If you want to really go on about a problem you have with a person - especially if you are going to up and say they’re stupid, which you’ve now basically done - that belongs in the Pit. Things can get heated in here but you’re well off the topic now. No warning issued yet.
You’re a bit late. He ran away from the thread when asked to provide a specific example of how a particular woman was not qualified for a cabinet position, and to provide an alternative that Trudeau could have chosen who was more qualified.
They are? How so? Trudeau stuck his neck out before the election and promised to do this, which puts him on the spot. He had no idea who would be elected. He makes these ill thought promises and then has too much ego to go back on his word. Along with ego goes stubbornness.
And so what if a lot of unqualified men were given positions. Do two wrongs make it right. From your statement, you’re fine with that.
Please give three examples of women who were given cabinet posts who were unqualified. Show us how they were not qualified.
Then give us three men from the Liberal backbench who would have been better qualified. Show us these qualifications.
Until you can do this, you are simply bloviating out of your pie-hole.
Short of the ludicrous, it is impossible to ascertain if anyone is qualified for a Cabinet post until they’ve held it for awhile. There is no job quite like it.
In Friday’s mandate letter to Minister of National Revenue Diane Lebouthillier, Trudeau instructed her to "modernize Canada’s archaic charity law and clarify rules around allowable “political activity.”
This comes as a relief to environmental organizations, many of which where put on a special list for the Canada Revenue Agency to audit. It seems that Harper did not like the way these organizations were putting out information that was contrary to his goal of helping the oil industry get pipeline approval. So his buddy Joe Oliver decreed that environmental organizations were “radical groups” and should be audited.
This is now in the past, thankfully, and we now have a federal government that will not go after charitable organizations because they don’t like what they say. Hopefully now they can focus on going after charitable organizations that spend tons of money on CEO salaries and perks, and precious little on “charity”.
Trudeau and Obama have spoken or met several times but the Asia-Pacific summit was their first formal meeting. You can just tell from the body language and some of the comments that this is an amicable relationship of like-minded people. Not surprisingly, there was no such relationship between Obama and Harper because of vast policy differences – they just plain didn’t like each other.

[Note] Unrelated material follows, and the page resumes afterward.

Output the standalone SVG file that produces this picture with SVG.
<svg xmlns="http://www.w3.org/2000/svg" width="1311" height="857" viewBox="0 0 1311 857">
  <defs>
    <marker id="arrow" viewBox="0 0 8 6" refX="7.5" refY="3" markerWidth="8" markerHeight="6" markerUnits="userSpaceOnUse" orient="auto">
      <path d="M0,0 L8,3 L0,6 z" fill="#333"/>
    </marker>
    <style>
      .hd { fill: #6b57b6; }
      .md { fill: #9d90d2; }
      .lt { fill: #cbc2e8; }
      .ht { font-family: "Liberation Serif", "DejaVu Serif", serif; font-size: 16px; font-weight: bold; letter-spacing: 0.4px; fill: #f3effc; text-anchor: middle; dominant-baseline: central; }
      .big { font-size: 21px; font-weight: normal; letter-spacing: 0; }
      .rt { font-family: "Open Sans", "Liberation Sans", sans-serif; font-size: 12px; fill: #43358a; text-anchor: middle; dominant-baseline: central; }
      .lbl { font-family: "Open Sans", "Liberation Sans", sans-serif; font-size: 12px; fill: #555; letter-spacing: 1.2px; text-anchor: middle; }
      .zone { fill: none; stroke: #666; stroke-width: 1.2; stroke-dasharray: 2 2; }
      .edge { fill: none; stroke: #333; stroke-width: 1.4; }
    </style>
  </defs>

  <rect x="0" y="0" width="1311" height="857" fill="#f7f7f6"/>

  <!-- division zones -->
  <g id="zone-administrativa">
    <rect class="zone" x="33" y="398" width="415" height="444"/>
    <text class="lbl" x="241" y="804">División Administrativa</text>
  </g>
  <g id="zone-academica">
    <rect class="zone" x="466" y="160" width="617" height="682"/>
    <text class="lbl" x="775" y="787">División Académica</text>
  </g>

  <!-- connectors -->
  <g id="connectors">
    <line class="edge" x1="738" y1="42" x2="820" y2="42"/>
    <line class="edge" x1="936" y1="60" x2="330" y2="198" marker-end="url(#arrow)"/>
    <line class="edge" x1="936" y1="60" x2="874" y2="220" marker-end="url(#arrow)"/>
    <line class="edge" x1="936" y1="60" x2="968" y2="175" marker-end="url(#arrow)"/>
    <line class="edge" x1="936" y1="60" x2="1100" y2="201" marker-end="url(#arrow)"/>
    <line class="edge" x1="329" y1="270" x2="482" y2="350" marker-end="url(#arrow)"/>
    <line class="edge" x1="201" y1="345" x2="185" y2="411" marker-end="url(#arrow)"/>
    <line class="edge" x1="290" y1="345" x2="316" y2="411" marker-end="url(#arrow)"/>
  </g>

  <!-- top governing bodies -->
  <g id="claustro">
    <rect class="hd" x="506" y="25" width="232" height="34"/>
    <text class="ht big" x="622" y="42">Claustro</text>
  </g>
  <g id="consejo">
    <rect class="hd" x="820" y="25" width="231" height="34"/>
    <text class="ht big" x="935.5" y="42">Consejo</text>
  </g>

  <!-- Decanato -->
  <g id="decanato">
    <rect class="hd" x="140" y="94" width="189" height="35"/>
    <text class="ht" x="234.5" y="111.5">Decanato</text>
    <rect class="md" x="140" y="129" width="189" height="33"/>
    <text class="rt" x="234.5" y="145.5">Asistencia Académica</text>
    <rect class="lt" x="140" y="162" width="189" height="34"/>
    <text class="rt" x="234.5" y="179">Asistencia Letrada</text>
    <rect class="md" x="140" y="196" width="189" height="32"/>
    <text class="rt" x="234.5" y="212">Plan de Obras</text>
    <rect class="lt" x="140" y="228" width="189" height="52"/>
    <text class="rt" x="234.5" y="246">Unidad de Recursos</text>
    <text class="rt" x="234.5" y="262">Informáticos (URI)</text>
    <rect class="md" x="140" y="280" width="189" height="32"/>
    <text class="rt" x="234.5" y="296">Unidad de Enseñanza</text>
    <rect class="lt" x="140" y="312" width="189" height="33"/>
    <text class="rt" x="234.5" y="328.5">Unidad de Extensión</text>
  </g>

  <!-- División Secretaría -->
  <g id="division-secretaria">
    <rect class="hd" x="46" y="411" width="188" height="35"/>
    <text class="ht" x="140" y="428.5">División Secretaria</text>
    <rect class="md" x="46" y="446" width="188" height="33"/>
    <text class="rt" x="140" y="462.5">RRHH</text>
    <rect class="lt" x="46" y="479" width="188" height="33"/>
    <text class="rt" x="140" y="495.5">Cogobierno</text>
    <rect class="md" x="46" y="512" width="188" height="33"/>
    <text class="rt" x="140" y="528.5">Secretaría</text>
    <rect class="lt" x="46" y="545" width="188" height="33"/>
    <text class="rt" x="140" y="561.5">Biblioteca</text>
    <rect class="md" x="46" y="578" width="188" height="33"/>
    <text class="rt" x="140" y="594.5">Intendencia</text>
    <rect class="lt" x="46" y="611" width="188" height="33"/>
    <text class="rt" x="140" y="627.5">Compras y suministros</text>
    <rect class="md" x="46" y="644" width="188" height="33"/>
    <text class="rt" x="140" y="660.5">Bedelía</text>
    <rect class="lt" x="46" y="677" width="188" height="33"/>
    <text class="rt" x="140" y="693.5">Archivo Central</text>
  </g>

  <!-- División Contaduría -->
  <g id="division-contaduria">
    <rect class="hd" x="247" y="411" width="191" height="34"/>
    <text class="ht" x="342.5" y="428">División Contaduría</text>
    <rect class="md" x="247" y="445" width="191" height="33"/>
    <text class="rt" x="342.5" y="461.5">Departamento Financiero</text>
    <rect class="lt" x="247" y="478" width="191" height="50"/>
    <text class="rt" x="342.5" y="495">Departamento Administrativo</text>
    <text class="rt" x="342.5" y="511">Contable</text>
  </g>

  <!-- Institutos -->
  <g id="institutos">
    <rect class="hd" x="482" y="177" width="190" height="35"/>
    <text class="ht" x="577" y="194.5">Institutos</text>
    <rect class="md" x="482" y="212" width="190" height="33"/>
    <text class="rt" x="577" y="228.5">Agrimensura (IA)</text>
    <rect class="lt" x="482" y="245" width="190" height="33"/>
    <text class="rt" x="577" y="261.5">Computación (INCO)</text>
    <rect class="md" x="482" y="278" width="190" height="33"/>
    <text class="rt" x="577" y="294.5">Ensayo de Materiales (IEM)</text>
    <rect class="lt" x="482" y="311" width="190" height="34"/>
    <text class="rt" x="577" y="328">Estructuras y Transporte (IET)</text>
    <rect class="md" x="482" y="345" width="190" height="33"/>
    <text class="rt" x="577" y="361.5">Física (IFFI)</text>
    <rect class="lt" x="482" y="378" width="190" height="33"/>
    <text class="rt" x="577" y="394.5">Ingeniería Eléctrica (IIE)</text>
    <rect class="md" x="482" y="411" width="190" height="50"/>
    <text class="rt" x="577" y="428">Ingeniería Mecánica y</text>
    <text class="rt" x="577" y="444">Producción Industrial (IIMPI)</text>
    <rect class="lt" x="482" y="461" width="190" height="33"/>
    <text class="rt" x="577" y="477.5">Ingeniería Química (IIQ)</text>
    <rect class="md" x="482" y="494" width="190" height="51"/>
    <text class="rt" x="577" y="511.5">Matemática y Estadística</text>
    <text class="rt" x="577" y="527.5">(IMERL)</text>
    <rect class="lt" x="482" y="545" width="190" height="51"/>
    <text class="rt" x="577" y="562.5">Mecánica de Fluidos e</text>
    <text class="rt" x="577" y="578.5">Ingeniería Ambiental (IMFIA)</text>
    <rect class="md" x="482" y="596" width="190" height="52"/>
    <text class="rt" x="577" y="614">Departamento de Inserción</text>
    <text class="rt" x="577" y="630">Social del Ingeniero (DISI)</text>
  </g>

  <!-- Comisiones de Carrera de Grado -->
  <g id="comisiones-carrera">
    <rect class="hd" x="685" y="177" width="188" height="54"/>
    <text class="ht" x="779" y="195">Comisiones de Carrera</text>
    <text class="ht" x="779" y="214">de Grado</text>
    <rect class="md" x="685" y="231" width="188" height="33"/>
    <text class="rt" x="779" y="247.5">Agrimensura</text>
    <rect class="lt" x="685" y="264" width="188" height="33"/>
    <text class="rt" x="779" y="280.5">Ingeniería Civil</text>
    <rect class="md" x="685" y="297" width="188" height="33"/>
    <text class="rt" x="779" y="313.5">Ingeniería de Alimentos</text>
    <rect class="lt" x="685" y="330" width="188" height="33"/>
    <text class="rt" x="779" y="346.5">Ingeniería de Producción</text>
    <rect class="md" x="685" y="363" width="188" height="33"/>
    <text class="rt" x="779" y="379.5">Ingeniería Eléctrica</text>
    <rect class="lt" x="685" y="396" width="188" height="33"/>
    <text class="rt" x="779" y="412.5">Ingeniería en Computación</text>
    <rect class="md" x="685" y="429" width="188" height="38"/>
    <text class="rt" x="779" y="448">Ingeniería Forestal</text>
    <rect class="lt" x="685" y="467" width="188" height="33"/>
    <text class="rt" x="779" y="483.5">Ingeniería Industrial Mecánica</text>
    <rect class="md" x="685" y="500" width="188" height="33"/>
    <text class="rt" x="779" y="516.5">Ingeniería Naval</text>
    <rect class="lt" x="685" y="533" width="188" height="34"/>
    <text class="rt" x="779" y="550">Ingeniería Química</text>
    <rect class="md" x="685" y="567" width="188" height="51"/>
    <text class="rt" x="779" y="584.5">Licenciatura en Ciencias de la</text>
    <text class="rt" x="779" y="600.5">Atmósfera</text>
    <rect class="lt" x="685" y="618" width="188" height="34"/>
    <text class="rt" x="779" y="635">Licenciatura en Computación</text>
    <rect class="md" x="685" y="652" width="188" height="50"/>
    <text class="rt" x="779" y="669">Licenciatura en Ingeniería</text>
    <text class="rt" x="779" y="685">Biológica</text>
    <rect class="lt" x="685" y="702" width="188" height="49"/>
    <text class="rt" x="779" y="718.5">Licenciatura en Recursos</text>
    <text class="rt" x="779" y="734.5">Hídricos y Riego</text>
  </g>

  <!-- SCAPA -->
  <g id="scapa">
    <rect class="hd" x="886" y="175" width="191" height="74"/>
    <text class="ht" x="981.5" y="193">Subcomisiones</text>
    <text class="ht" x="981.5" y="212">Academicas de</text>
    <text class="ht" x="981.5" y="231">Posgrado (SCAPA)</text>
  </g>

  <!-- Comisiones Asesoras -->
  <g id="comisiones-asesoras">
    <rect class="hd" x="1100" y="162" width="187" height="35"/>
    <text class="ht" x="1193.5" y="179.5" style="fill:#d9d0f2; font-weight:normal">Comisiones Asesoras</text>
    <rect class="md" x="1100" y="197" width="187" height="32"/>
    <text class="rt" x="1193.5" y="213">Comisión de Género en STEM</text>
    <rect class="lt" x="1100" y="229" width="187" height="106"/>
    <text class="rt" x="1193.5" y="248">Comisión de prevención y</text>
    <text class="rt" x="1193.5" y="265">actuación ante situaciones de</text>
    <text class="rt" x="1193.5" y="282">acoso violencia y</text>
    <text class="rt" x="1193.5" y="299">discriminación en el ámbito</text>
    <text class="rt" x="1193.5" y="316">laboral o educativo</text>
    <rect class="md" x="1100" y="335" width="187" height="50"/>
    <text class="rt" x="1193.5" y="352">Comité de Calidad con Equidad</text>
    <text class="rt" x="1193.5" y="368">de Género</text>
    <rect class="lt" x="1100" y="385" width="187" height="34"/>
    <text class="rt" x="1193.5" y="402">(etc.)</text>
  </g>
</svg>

Another thing that Obama and Trudeau have in common is that each is an uncommon kind of politician and each became a sort of international rock star after their election – Trudeau is going through that phase now.

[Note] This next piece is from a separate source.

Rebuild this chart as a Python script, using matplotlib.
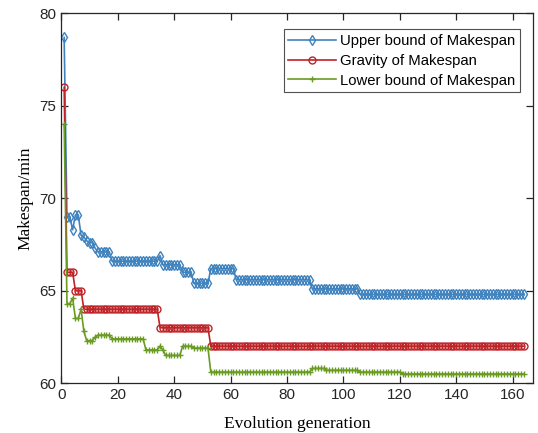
import matplotlib
matplotlib.use('Agg')
import matplotlib.pyplot as plt
import numpy as np

# run-length values (value, number of generations)
upper_vals = [78.7, 69.0, 69.0, 68.3, 69.1, 69.1, 68.0, 67.9, 67.7, 67.6, 67.6, 67.3,
              67.1, 66.6, 66.9, 66.4, 66.0, 65.4, 66.2, 65.6, 65.1, 64.8]
upper_counts = [1, 1, 1, 1, 1, 1, 1, 1, 1, 1, 1, 1,
                5, 17, 1, 7, 4, 6, 9, 27, 17, 59]

gravity_vals = [76.0, 66.0, 65.0, 64.0, 63.0, 62.0]
gravity_counts = [1, 3, 3, 27, 18, 112]

lower_vals = [74.0, 64.3, 64.3, 64.6, 63.5, 63.5, 64.0, 62.8, 62.3, 62.5, 62.6, 62.4,
              61.8, 62.0, 61.8, 61.5, 62.0, 61.9, 60.6, 60.8, 60.7, 60.6, 60.5]
lower_counts = [1, 1, 1, 1, 1, 1, 1, 1, 3, 1, 5, 12,
                5, 1, 1, 6, 4, 6, 36, 5, 12, 15, 44]

x_ticks = [0, 20, 40, 60, 80, 100, 120, 140, 160]
y_ticks = [60, 65, 70, 75, 80]

upper = np.repeat(upper_vals, upper_counts)
gravity = np.repeat(gravity_vals, gravity_counts)
lower = np.repeat(lower_vals, lower_counts)
gens = np.arange(1, len(upper) + 1)

plt.rcParams['font.family'] = 'Liberation Sans'
fig = plt.figure(figsize=(5.38, 4.33), dpi=100)
fig.patch.set_facecolor('white')
ax = fig.add_axes([0.114, 0.115, 0.877, 0.854])

ax.plot(gens, upper, color='#3E82BE', lw=1.2, marker='d', ms=5.5, mfc='none', mew=1.0,
        label='Upper bound of Makespan')
ax.plot(gens, gravity, color='#BE2328', lw=1.2, marker='o', ms=5, mfc='none', mew=1.0,
        label='Gravity of Makespan')
ax.plot(gens, lower, color='#6A9B23', lw=1.2, marker='+', ms=5, mew=1.0,
        label='Lower bound of Makespan')

ax.set_xlim(0, 167.3)
ax.set_ylim(60, 80)
ax.set_xticks(x_ticks)
ax.set_yticks(y_ticks)
ax.tick_params(direction='in', top=True, right=True, length=5, width=0.9,
               labelsize=11, colors='#262626')
for s in ax.spines.values():
    s.set_linewidth(0.9)
    s.set_color('#262626')

ax.set_xlabel('Evolution generation', family='Liberation Serif', fontsize=12.5, labelpad=10)
ax.set_ylabel('Makespan/min', family='Liberation Serif', fontsize=12.5, labelpad=4)

leg = ax.legend(loc='upper right', bbox_to_anchor=(0.972, 0.957), fontsize=10.7,
                handlelength=3.2, fancybox=False, edgecolor='#262626',
                borderpad=0.3, labelspacing=0.4, handletextpad=0.3, borderaxespad=0.0)
leg.get_frame().set_linewidth(0.8)

fig.savefig('out.png', dpi=100)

Plus ça change, plus c’est la même chose. I was in the crowd when Trudeau walked about in a shopping mall parking lot in Oakville. The crowd had more women than men in it, and many of the women were screaming as if he were a rock-idol. Trudeaumania was a real thing.
The government now as precisely 43 days to fulfill its promise to ring in 25,000 refugees of the Syrian civil war, a promise that is now obviously logistically unlikely in the extreme.
I fervently hope that the government recognizes that the Jan 1 commitment is logistically impossible, and that the priority should be thorough vetting rather than reckless speed. And in the spirit in which I always forgive policy changes in light of new information, a potential change in the numbers would be acceptable as well.
I see nothing wrong with greater numbers but admitting the election promise to get 25000 by Jan 1 was silly grandstanding, which I hope most smart people knew it was all along.
Canada could use more people, many more, but we don’t have transporter technology just yet.
Well that’s not surprising at all though. I think everyone assumed that it would be similar to alcohol, regulated by the provinces once it was made legal. Has any provincial government made noises about fighting legalization?